One other point: some schools feel that you only need to work with a law firm, and that they can craft your statement for you. Huge mistake! Because it's legalistic. It is often the legal equivalent of no comment, which is just deadly. And you're going to sound like you're lawyered up, and lawyers can make it sound like you're hiding something because they aren't going to want to expose you to risk. So that person at that small shop may also have to convince their head of school that a lawyer is not a communicator.
JF
There's the institutional representation, there's the attorney, and there's an outside PR firm, and they all have different roles. But really it's up to the communication person and the head to be directing this and deciding what your constituency needs and what's going to help and what's not going to escalate because the lawyer and actually even a big PR firm, they can't fully explain to you what is going to blow up with your constituency. That's where you are the expert.
JA
That's exactly right. And the trick is not to be intimidated by some of these large firms. Your school may have hired a global firm like Fleishman, Hillard or Edelman or Rubenstein. Suddenly you might be on the zoom with a bunch of guys. And you can't be so intimidated by that advice that you don't do what's right for your school.

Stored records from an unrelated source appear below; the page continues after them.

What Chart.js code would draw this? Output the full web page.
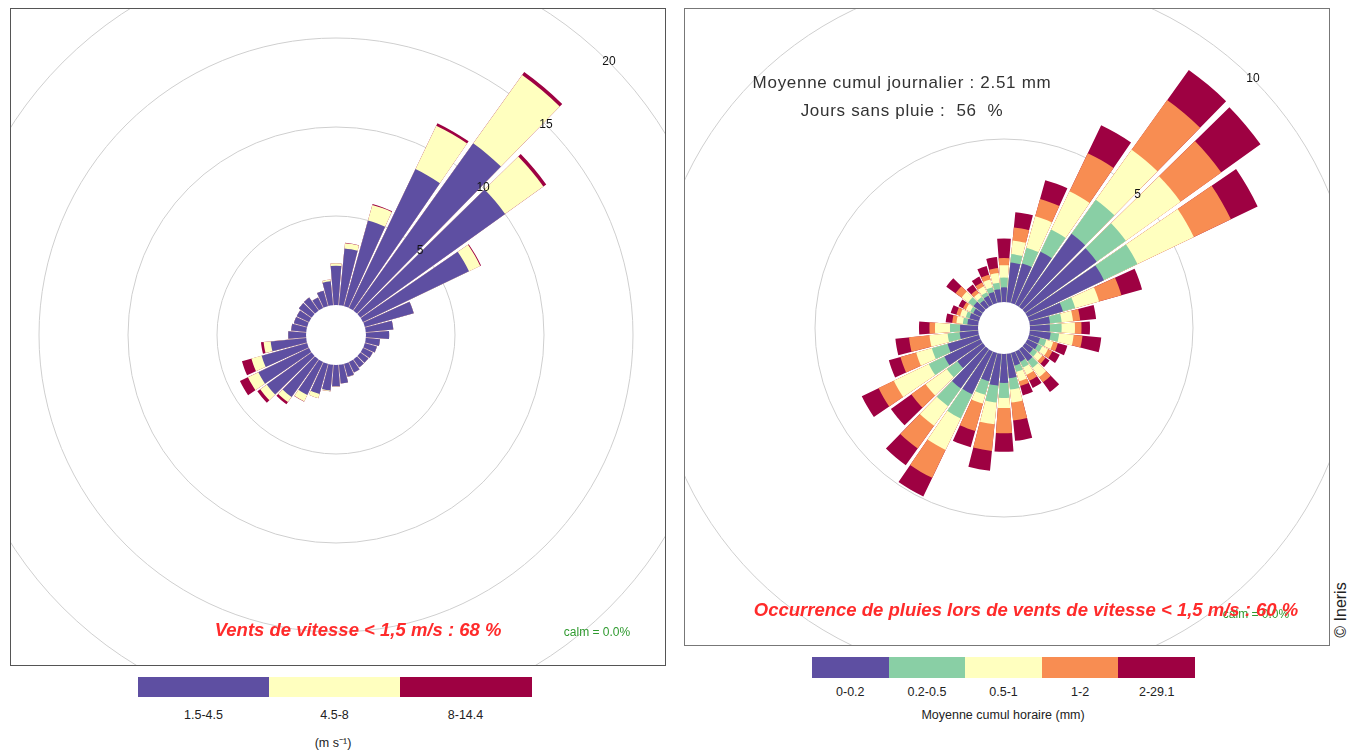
<!DOCTYPE html>
<html>
<head>
<meta charset="utf-8">
<script src="https://cdn.jsdelivr.net/npm/chart.js@4.4.1/dist/chart.umd.min.js"></script>
<style>
  body { margin: 0; width: 1359px; height: 754px; background: #fff; position: relative; overflow: hidden;
         font-family: "Liberation Sans", Arial, sans-serif; color: #222; }
  .box { position: absolute; box-sizing: border-box; overflow: hidden; background: #fff; }
  #boxL { left: 10px; top: 8px; width: 656px; height: 658px; border: 1px solid #555; }
  #boxR { left: 684px; top: 8px; width: 646px; height: 638px; border: 1px solid #777; }
  .box canvas { position: absolute; }
  .t { position: absolute; white-space: pre; transform: translate(-50%, -50%); }
  .red { color: #ff2b2b; font-weight: bold; font-style: italic; font-size: 18.5px; }
  .calm { color: #2f9a2f; font-size: 12px; }
  .info { font-size: 17px; color: #333; letter-spacing: 0.7px; }
  .leg { font-size: 12.5px; color: #222; }
  .sw { position: absolute; }
</style>
</head>
<body>
<div class="box" id="boxL"><canvas id="roseL" width="1000" height="1000" style="left:-175px;top:-174px;width:1000px;height:1000px"></canvas></div>
<div class="box" id="boxR"><canvas id="roseR" width="1000" height="1000" style="left:-181px;top:-181px;width:1000px;height:1000px"></canvas></div>

<div class="t calm" style="left:597px;top:632px">calm = 0.0%</div>
<div class="t red" style="left:358px;top:630px">Vents de vitesse &lt; 1,5 m/s : 68 %</div>

<div class="t info" style="left:902px;top:83px">Moyenne cumul journalier : 2.51 mm</div>
<div class="t info" style="left:902px;top:111px">Jours sans pluie :  56  %</div>
<div class="t calm" style="left:1256px;top:614px">calm = 0.0%</div>
<div class="t red" style="left:1026px;top:610px">Occurrence de pluies lors de vents de vitesse &lt; 1,5 m/s : 60 %</div>

<div id="legL"></div>
<div class="t leg" style="left:333px;top:742px">(m s⁻¹)</div>
<div id="legR"></div>
<div class="t leg" style="left:1003px;top:715px">Moyenne cumul horaire (mm)</div>

<div class="t" style="left:1341px;top:610px;font-size:16px;transform:translate(-50%,-50%) rotate(-90deg)">© Ineris</div>

<script>
// wind directions (10 degree sectors)
const directions = [0, 10, 20, 30, 40, 50, 60, 70, 80, 90, 100, 110, 120, 130, 140, 150, 160, 170,
                    180, 190, 200, 210, 220, 230, 240, 250, 260, 270, 280, 290, 300, 310, 320, 330, 340, 350];

// left rose : frequency (%) by wind speed class
const windLabels = ['1.5-4.5', '4.5-8', '8-14.4'];
const windColors = ['#5e4fa2', '#ffffbf', '#9e0142'];
const wind_1_5_4_5 = [2.2, 3.2, 5.0, 8.65, 11.56, 10.0, 6.6, 2.85, 1.55, 1.3, 0.8, 0.7, 0.6, 0.55, 0.55, 0.65, 0.75, 1.05,
                      1.2, 1.45, 1.75, 2.05, 2.6, 3.1, 3.15, 2.65, 2.0, 1.0, 0.85, 0.77, 0.76, 0.88, 0.9, 0.65, 0.9, 1.35];
const wind_4_5_8   = [0.15, 0.3, 0.9, 2.7, 4.72, 2.64, 0.7, 0, 0, 0, 0, 0, 0, 0, 0, 0, 0.02, 0,
                      0.02, 0.05, 0.25, 0.4, 0.35, 0.45, 0.65, 0.6, 0.4, 0, 0, 0, 0, 0, 0, 0, 0, 0.1];
const wind_8_14_4  = [0, 0.02, 0.05, 0.15, 0.2, 0.2, 0.05, 0, 0, 0, 0, 0, 0, 0, 0, 0, 0, 0,
                      0, 0, 0, 0.02, 0.15, 0.2, 0.5, 0.55, 0.15, 0, 0, 0, 0, 0, 0, 0, 0, 0];
const windRings = [5, 10, 15, 20, 25];
const windTickLabels = [5, 10, 15, 20];

// right rose : frequency (%) by mean hourly rain class
const rainLabels = ['0-0.2', '0.2-0.5', '0.5-1', '1-2', '2-29.1'];
const rainColors = ['#5e4fa2', '#89cfa5', '#ffffbf', '#f88d52', '#9e0142'];
const rain_0_0_2   = [0.45, 1.22, 1.26, 1.8, 2.76, 2.7, 2.6, 1.08, 0.62, 0.61, 0.64, 0.35, 0.35, 0.3, 0.45, 0.35, 0.4, 0.75,
                      0.89, 0.98, 0.9, 1.46, 1.48, 0.96, 1.23, 1.0, 0.57, 0.55, 0.33, 0.3, 0.25, 0.35, 0.25, 0.3, 0.35, 0.4];
const rain_0_2_0_5 = [0.3, 0.26, 0.5, 0.75, 1.28, 1.1, 1.14, 0.39, 0.36, 0.36, 0.26, 0.2, 0.15, 0.15, 0.25, 0.2, 0.2, 0.35,
                      0.46, 0.52, 0.43, 0.82, 0.67, 0.4, 0.53, 0.5, 0.37, 0.31, 0.14, 0.12, 0.1, 0.2, 0.12, 0.12, 0.15, 0.2];
const rain_0_5_1   = [0.38, 0.42, 1.0, 1.3, 1.89, 2.06, 1.92, 0.76, 0.35, 0.41, 0.45, 0.22, 0.2, 0.2, 0.35, 0.25, 0.3, 0.4,
                      0.31, 0.67, 0.28, 1.07, 0.74, 0.8, 1.19, 0.5, 0.56, 0.46, 0.2, 0.18, 0.15, 0.25, 0.15, 0.2, 0.25, 0.3];
const rain_1_2     = [0.22, 0.4, 0.55, 1.3, 1.87, 1.54, 1.26, 0.71, 0.22, 0.2, 0.27, 0.15, 0.15, 0.12, 0.2, 0.2, 0.15, 0.55,
                      0.77, 0.82, 0.87, 0.95, 0.86, 0.54, 0.52, 0.5, 0.63, 0.17, 0.13, 0.12, 0.1, 0.23, 0.12, 0.13, 0.15, 0.15];
const rain_2_29_1  = [0.6, 0.47, 0.6, 0.95, 1.14, 1.48, 0.91, 0.66, 0.49, 0.26, 0.58, 0.3, 0.25, 0.15, 0.37, 0.24, 0.3, 0.63,
                      0.57, 0.61, 0.52, 0.63, 0.63, 0.77, 0.57, 0.37, 0.42, 0.32, 0.2, 0.18, 0.15, 0.35, 0.2, 0.2, 0.28, 0.34];
const rainRings = [5, 10];
const rainTickLabels = [5, 10];

const WEDGE = 8.8; // degrees per sector drawn
const GAP = 10 - WEDGE;

// hole in the middle + ring labels at 45 degrees
const roseDecor = {
  id: 'roseDecor',
  afterDatasetsDraw(chart, args, opts) {
    const s = chart.scales.r;
    const ctx = chart.ctx;
    ctx.save();
    ctx.fillStyle = '#fff';
    ctx.beginPath();
    ctx.arc(s.xCenter, s.yCenter, s.getDistanceFromCenterForValue(0), 0, Math.PI * 2);
    ctx.fill();
    ctx.fillStyle = '#111';
    ctx.font = '12px "Liberation Sans", Arial, sans-serif';
    ctx.textAlign = 'center';
    ctx.textBaseline = 'middle';
    opts.labels.forEach(v => {
      const r = s.getDistanceFromCenterForValue(v);
      ctx.fillText(String(v), s.xCenter + r * Math.SQRT1_2, s.yCenter - r * Math.SQRT1_2);
    });
    ctx.restore();
  }
};

// stacked rose : cumulative values, inner class drawn on top
function roseDatasets(series, colors) {
  let running = directions.map(() => 0);
  return series.map((vals, k) => {
    running = running.map((s, i) => s + vals[i]);
    const data = [];
    running.forEach(v => data.push(+v.toFixed(3), 0));
    return {
      data: data,
      backgroundColor: c => c.dataIndex % 2 === 0 ? colors[k] : 'rgba(0,0,0,0)',
      angle: c => c.dataIndex % 2 === 0 ? WEDGE : GAP,
      borderWidth: 0
    };
  });
}

function makeRose(id, series, colors, rings, tickLabels, holePx, pxPerUnit) {
  const half = 500; // drawing radius of a 1000px canvas
  const min = -holePx / pxPerUnit;
  const max = min + half / pxPerUnit;
  return new Chart(document.getElementById(id), {
    type: 'polarArea',
    data: {
      labels: directions.flatMap(d => [d + '°', '']),
      datasets: roseDatasets(series, colors)
    },
    options: {
      responsive: false,
      animation: false,
      events: [],
      layout: { padding: 0 },
      plugins: {
        legend: { display: false },
        tooltip: { enabled: false },
        roseDecor: { labels: tickLabels }
      },
      scales: {
        r: {
          min: min,
          max: max,
          startAngle: -WEDGE / 2,
          angleLines: { display: false },
          pointLabels: { display: false },
          ticks: { display: false },
          grid: { color: c => c.index === 0 ? 'rgba(0,0,0,0)' : '#cfcfcf', lineWidth: 1 },
          afterBuildTicks: scale => {
            scale.ticks = [min].concat(rings).map(v => ({ value: v }));
          }
        }
      }
    },
    plugins: [roseDecor]
  });
}

makeRose('roseL', [wind_1_5_4_5, wind_4_5_8, wind_8_14_4], windColors, windRings, windTickLabels, 30, 17.8);
makeRose('roseR', [rain_0_0_2, rain_0_2_0_5, rain_0_5_1, rain_1_2, rain_2_29_1], rainColors, rainRings, rainTickLabels, 26, 32.6);

// colour keys under each rose
function colorKey(el, labels, colors, x, y, w, h, labelY) {
  const seg = w / labels.length;
  labels.forEach((lab, i) => {
    const sw = document.createElement('div');
    sw.className = 'sw';
    sw.style.cssText = `left:${x + i * seg}px;top:${y}px;width:${seg + 0.5}px;height:${h}px;background:${colors[i]}`;
    el.appendChild(sw);
    const t = document.createElement('div');
    t.className = 't leg';
    t.style.cssText = `left:${x + (i + 0.5) * seg}px;top:${labelY}px`;
    t.textContent = lab;
    el.appendChild(t);
  });
}
colorKey(document.getElementById('legL'), windLabels, windColors, 138, 677, 393, 20, 715);
colorKey(document.getElementById('legR'), rainLabels, rainColors, 812, 657, 383, 21, 692);
</script>
</body>
</html>
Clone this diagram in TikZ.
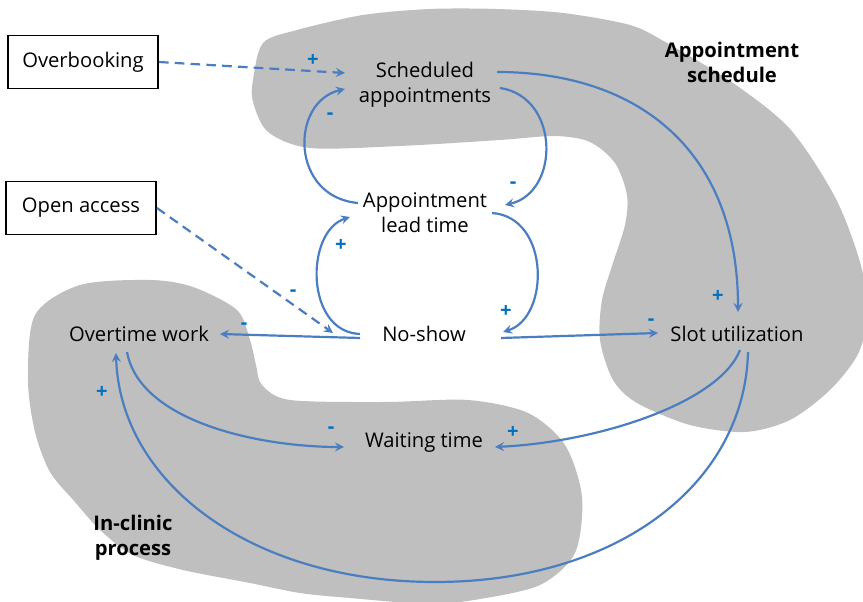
\documentclass[tikz,border=0pt]{standalone}
\usepackage{fontspec}
\setmainfont{Open Sans}
\usetikzlibrary{arrows,positioning,calc}
\definecolor{linkblue}{RGB}{74,126,193}
\definecolor{signblue}{RGB}{0,112,192}
\definecolor{blobgray}{RGB}{191,191,191}

\begin{document}
\begin{tikzpicture}[x=0.02cm,y=0.02cm,>=stealth]

  \tikzstyle{var}=[inner sep=0pt, align=center, font=\fontsize{11.5}{14.2}\selectfont]
  \tikzstyle{policy}=[draw, line width=1.1pt, minimum width=3cm, minimum height=1.06cm, font=\fontsize{11.5}{14.2}\selectfont]
  \tikzstyle{group}=[inner sep=0pt, align=center, font=\bfseries\fontsize{11.5}{14.2}\selectfont]
  \tikzstyle{sign}=[inner sep=0pt, text=signblue, font=\bfseries\fontsize{11.5}{14}\selectfont]
  \tikzstyle{link}=[->, color=linkblue, line width=1.25pt]
  \tikzstyle{policylink}=[link, dash pattern=on 5.5pt off 3.5pt]

  \useasboundingbox (0,0) rectangle (863,602);

  % the two sub-systems
  \fill[blobgray] plot[smooth cycle] coordinates {(253,522) (263,559) (297,572) (363,587) (430,593) (497,593) (563,589) (630,577) (667,559) (733,519) (790,473) (835,405) (860,340) (868,290) (858,248) (830,212) (790,182) (745,170) (690,177) (637,199) (613,222) (600,262) (602,302) (613,339) (625,377) (627,407) (615,439) (590,460) (555,466) (500,462) (400,456) (310,454) (268,470) (253,500)};
  \fill[blobgray] plot[smooth cycle] coordinates {(150,322) (193,315) (237,292) (250,262) (256,237) (262,217) (290,202) (385,200) (468,202) (528,189) (565,157) (582,105) (575,49) (540,17) (480,3) (429,-2) (350,4) (300,9) (250,19) (183,32) (133,47) (100,72) (75,100) (50,130) (35,170) (28,222) (35,287) (80,317)};

  \node[policy] (over) at (83,540) {Overbooking};
  \node[policy] (open) at (81,394) {Open access};

  \node[var] (sched) at (425,517) {Scheduled\\appointments};
  \node[var] (lead) at (425,389) {Appointment\\lead time};
  \node[var] (noshow) at (424,268) {No-show};
  \node[var] (overtime) at (139,268) {Overtime work};
  \node[var] (slot) at (737,268) {Slot utilization};
  \node[var] (waiting) at (424,159) {Waiting time};

  \node[group] (apptgroup) at (732,540) {Appointment\\schedule};
  \node[group] (clinicgroup) at (133,64) {In-clinic\\process};

  \path [policylink] (over.east) edge ($(sched)+(-80,12)$);
  \path [policylink] (open.east) edge ($(noshow)+(-91,1)$);

  \draw[link] ($(sched)+(72,13)$) .. controls (640,530) and (738,450) .. ($(slot)+(1,22)$);
  \draw[link] ($(sched)+(75,-3)$) .. controls (560,505) and (560,410) .. ($(lead)+(80,8)$);
  \draw[link] ($(lead)+(-67,10)$) .. controls (290,405) and (290,500) .. ($(sched)+(-80,-4)$);
  \draw[link] ($(lead)+(67,0)$) .. controls (550,385) and (550,285) .. ($(noshow)+(79,2)$);
  \draw[link] ($(noshow)+(-64,0)$) .. controls (305,270) and (305,370) .. ($(lead)+(-75,-4)$);
  \path [link] ($(noshow)+(-64,-4)$) edge ($(overtime)+(81,0)$);
  \path [link] ($(noshow)+(77,-4)$) edge ($(slot)+(-79,1)$);
  \draw[link] ($(overtime)+(-12,-18)$) .. controls (140,180) and (260,155) .. ($(waiting)+(-80,-4)$);
  \draw[link] ($(slot)+(3,-16)$) .. controls (720,200) and (600,160) .. ($(waiting)+(71,-4)$);
  \draw[link] ($(slot)+(11,-18)$) .. controls (745,120) and (620,20) .. (435,20) .. controls (250,20) and (120,120) .. ($(overtime)+(-23,-19)$);

  \node[sign] (s1) at (313,542) {+};
  \node[sign] (s2) at (330,486) {-};
  \node[sign] (s3) at (513,417) {-};
  \node[sign] (s4) at (718,306) {+};
  \node[sign] (s5) at (341,357) {+};
  \node[sign] (s6) at (506,291) {+};
  \node[sign] (s7) at (293,309) {-};
  \node[sign] (s8) at (244,276) {-};
  \node[sign] (s9) at (651,280) {-};
  \node[sign] (s10) at (331,172) {-};
  \node[sign] (s11) at (513,170) {+};
  \node[sign] (s12) at (102,210) {+};
\end{tikzpicture}
\end{document}
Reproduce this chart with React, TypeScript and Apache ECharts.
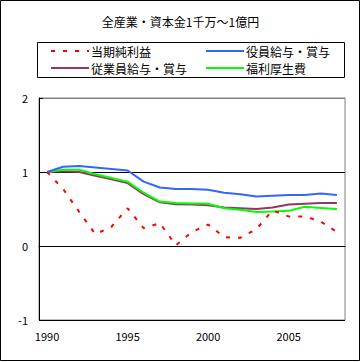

You need to be able to say, “We don't want to come off like that.” That's what a school needs to be looking at you for. Otherwise you may miss an opportunity to actually turn that crisis into a positive moment of transparency and healing. Letting the firm control the messaging doesn't get you there because they just don't know your community. About 1% of the American population goes to our schools so you're going to be sitting across from a bunch of people that probably have no experience of any of these independent schools as a student or as a parent.
Thank you to Jan for offering such great advice!